Así, asistimos hoy a una
generalización de formaciones asociativas de víctimas, que van desde las asociaciones
de víctimas del terrorismo, víctimas de accidentes de tráfico, pasando por las
víctimas de fraude en el juego online, del aborto o de los efectos nocivos del
amianto, hasta las víctimas de la violencia rural o de las negligencias
médicas. En esta lógica, cada sujeto estaría efectivamente en posición de ser
objeto víctima, de ser identificado en una victimización que se reparte de modos
diversos según grupos y subgrupos sociales. El objeto víctima se diluye de este
modo en otros tantos rasgos de identificación grupal.
Cuando alguien acude al psicoanalista pide
ser reconocido en su singularidad como un sujeto que sufre de una experiencia
traumática. Es en primer lugar una demanda de ser reconocido como tal, y muchas
veces de ser reconocido como víctima objeto de esa experiencia. Es en este
punto donde el psicoanalista opera una inflexión en el sentido que el discurso
social y jurídico han dado a la victimización generalizada para subrayar algo
que, de hecho, este mismo discurso ha introducido ya de maneras diversas sin localizarlo
en su verdadera dimensión: la responsabilidad del sujeto ante su posición de
objeto.
Debemos detenernos entonces en otra diferencia
que la victimología encuentra de una manera cada vez más relevante en sus
observaciones. Es la diferencia entre la “victimización primaria”, la del
objeto víctima del acontecimiento traumático o delictivo, y la “victimización
secundaria”, cuyo origen está en la relación del sujeto con esta misma experiencia,
con el discurso familiar, social y jurídico y con los distintos modos de
intervención del aparato del Estado en su tratamiento. Es llamativo que una
buena parte de los estudios se dediquen hoy a las dificultades surgidas para
tratar esta segunda dimensión de la experiencia de la víctima, la dimensión en
la que el sujeto debe responder ante su posición de objeto. La llamada “doble
victimización” es el peor y más notable efecto de este retorno sobre el propio
sujeto de su posición de objeto víctima ante el Otro social y jurídico.
Desvictimizar a la víctima es así la
primera forma de devolver al sujeto de la experiencia traumática la dignidad de
ser hablante que podría seguir perdiendo en el juego social de las
identificaciones.
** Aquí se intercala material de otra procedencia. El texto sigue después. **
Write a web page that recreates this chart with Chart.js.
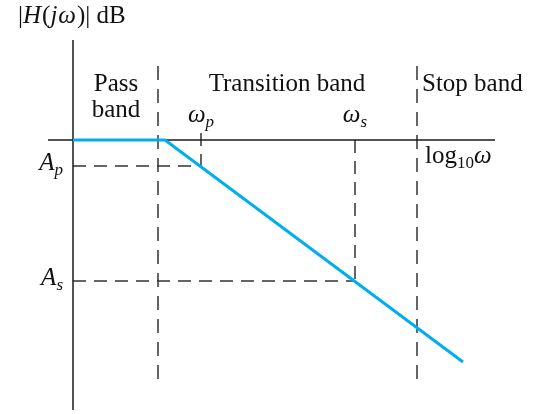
<!DOCTYPE html>
<html>
<head>
<meta charset="utf-8">
<script src="https://cdn.jsdelivr.net/npm/chart.js@4"></script>
<style>
    body { margin: 0; background: #fff; }
    #wrap { width: 543px; height: 414px; }
</style>
</head>
<body>
<div id="wrap"><canvas id="filterChart" width="543" height="414"></canvas></div>
<script>
// Values (x: log10 w, arbitrary units; y: |H(jw)| dB, arbitrary units)
const responseX = [0, 9.2, 39.0];        // flat pass band, then roll-off
const responseY = [0, 0, -22.2];

const bandEdges = [8.5, 34.4];           // pass | transition | stop
const bandEdgeTop = 7.4;
const bandEdgeBottom = -24.7;

const freqMarks = [12.8, 28.2];          // w_p, w_s
const freqMarkTop = [0.7, 0];
const gainMarks = [-2.6, -14.1];         // A_p, A_s

const xAxisRange = [-2.5, 42.2];
const yAxisRange = [-27.0, 10.0];

const bandLabels = [["Pass", "band"], ["Transition band"], ["Stop band"]];
const bandLabelX = [4.3, 21.4, 34.9];

const serif = '"Liberation Serif", "Times New Roman", serif';
const dashColor = "#333333";

// –ª–∏–Ω–∏–∏ —Å—Ç—Ä–æ–∏–º –∏–∑ –º–∞—Å—Å–∏–≤–æ–≤ –≤—ã—à–µ
const datasets = [];

datasets.push({
    data: responseX.map((x, i) => ({ x: x, y: responseY[i] })),
    borderColor: "#00AEEF",
    borderWidth: 3,
    order: 0
});

// axes
datasets.push({
    data: [{ x: xAxisRange[0], y: 0 }, { x: xAxisRange[1], y: 0 }],
    borderColor: "#1a1a1a",
    borderWidth: 1.5,
    order: 1
});
datasets.push({
    data: [{ x: 0, y: yAxisRange[0] }, { x: 0, y: yAxisRange[1] }],
    borderColor: "#1a1a1a",
    borderWidth: 1.5,
    order: 1
});

// band edges
bandEdges.forEach(x => {
    datasets.push({
        data: [{ x: x, y: bandEdgeTop }, { x: x, y: bandEdgeBottom }],
        borderColor: dashColor,
        borderWidth: 1.5,
        borderDash: [14, 9],
        order: 2
    });
});

// w_p / w_s verticals and A_p / A_s horizontals
freqMarks.forEach((x, i) => {
    datasets.push({
        data: [{ x: x, y: freqMarkTop[i] }, { x: x, y: gainMarks[i] }],
        borderColor: dashColor,
        borderWidth: 1.5,
        borderDash: [13, 8],
        order: 2
    });
    datasets.push({
        data: [{ x: 0, y: gainMarks[i] }, { x: x, y: gainMarks[i] }],
        borderColor: dashColor,
        borderWidth: 1.5,
        borderDash: [13, 8],
        order: 2
    });
});

datasets.forEach(d => {
    d.showLine = true;
    d.pointRadius = 0;
    d.fill = false;
    d.tension = 0;
});

// –¢–µ–∫—Å—Ç —Å –∫—É—Ä—Å–∏–≤–æ–º –∏ –∏–Ω–¥–µ–∫—Å–∞–º–∏
function drawRuns(ctx, runs, px, py, align) {
    const fontFor = r => (r.it ? "italic " : "") + (r.sub ? "17px " : "25px ") + serif;
    let total = 0;
    runs.forEach(r => {
        ctx.font = fontFor(r);
        r.w = ctx.measureText(r.t).width + (r.gap || 0);
        total += r.w;
    });
    let x = px;
    if (align === "center") x = px - total / 2;
    if (align === "right") x = px - total;
    runs.forEach(r => {
        ctx.font = fontFor(r);
        ctx.fillText(r.t, x, py + (r.sub ? 5 : 0));
        x += r.w;
    });
}

const labelPlugin = {
    id: "labels",
    afterDatasetsDraw(chart) {
        const ctx = chart.ctx;
        const xs = chart.scales.x;
        const ys = chart.scales.y;
        const X = v => xs.getPixelForValue(v);
        const Y = v => ys.getPixelForValue(v);

        ctx.save();
        ctx.fillStyle = "#111";
        ctx.textBaseline = "alphabetic";

        // |H(jw)| dB
        drawRuns(ctx, [
            { t: "|" }, { t: "H", it: true, gap: 1 }, { t: "(" }, { t: "j", it: true, gap: 1 },
            { t: "\u03C9", it: true, gap: 1 }, { t: ")" }, { t: "| dB" }
        ], X(-5.5), Y(11.7), "left");

        // band names
        bandLabels.forEach((lines, i) => {
            ctx.font = "25px " + serif;
            ctx.textAlign = i === 2 ? "left" : "center";
            lines.forEach((t, j) => ctx.fillText(t, X(bandLabelX[i]), Y(4.9 - j * 2.6)));
        });
        ctx.textAlign = "left";

        // w_p, w_s
        drawRuns(ctx, [{ t: "\u03C9", it: true }, { t: "p", it: true, sub: true }], X(freqMarks[0]), Y(1.8), "center");
        drawRuns(ctx, [{ t: "\u03C9", it: true }, { t: "s", it: true, sub: true }], X(freqMarks[1]), Y(1.8), "center");

        // log10 w
        drawRuns(ctx, [{ t: "log" }, { t: "10", sub: true }, { t: "\u03C9", it: true }], X(35.2), Y(-2.3), "left");

        // A_p, A_s
        drawRuns(ctx, [{ t: "A", it: true }, { t: "p", it: true, sub: true }], X(-1.0), Y(gainMarks[0] - 0.4), "right");
        drawRuns(ctx, [{ t: "A", it: true }, { t: "s", it: true, sub: true }], X(-1.0), Y(gainMarks[1] - 0.4), "right");

        ctx.restore();
    }
};

const ctx = document.getElementById("filterChart").getContext("2d");
new Chart(ctx, {
    type: "scatter",
    data: { datasets: datasets },
    options: {
        responsive: false,
        animation: false,
        devicePixelRatio: 1,
        layout: { padding: 0 },
        plugins: {
            legend: { display: false },
            tooltip: { enabled: false }
        },
        scales: {
            x: { type: "linear", min: -7.3, max: 47.0, display: false },
            y: { type: "linear", min: -27.4, max: 14.0, display: false }
        }
    },
    plugins: [labelPlugin]
});
</script>
</body>
</html>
Distinguir y separar el eje de las identificaciones del Yo y
el eje de la relación del ser que habla ante su posición de objeto es la
primera y más simple operación que debemos deducir de la orientación lacaniana
al tratar la posición de la víctima sin redoblar su victimización.
Se trata aquí de estudiar aquella
“afinidad estructural entre el yo y la vocación de víctima, que se deduce de la
estructura general del desconocimiento”, de “la ley de la victimización
inevitable del yo”, tal como señaló en su momento Jacques-Alain Miller[1].
Y es que, hablando propiamente, el
destino del sujeto —si es que hay destino— es más bien el de ser desecho. Es su
verdadera dimensión de objeto, cuando éste le revela en el fantasma que su aparente
destino no era sino encuentro contingente con un real del que siempre deberá saber
hacerse responsable.
[1] Jacques-Alain Miller, Curso del 26 de
Enero de 1994, publicado en Donc, la lógica
de la cura. Editorial Paidós, Buenos Aires 2011, p. 120-121.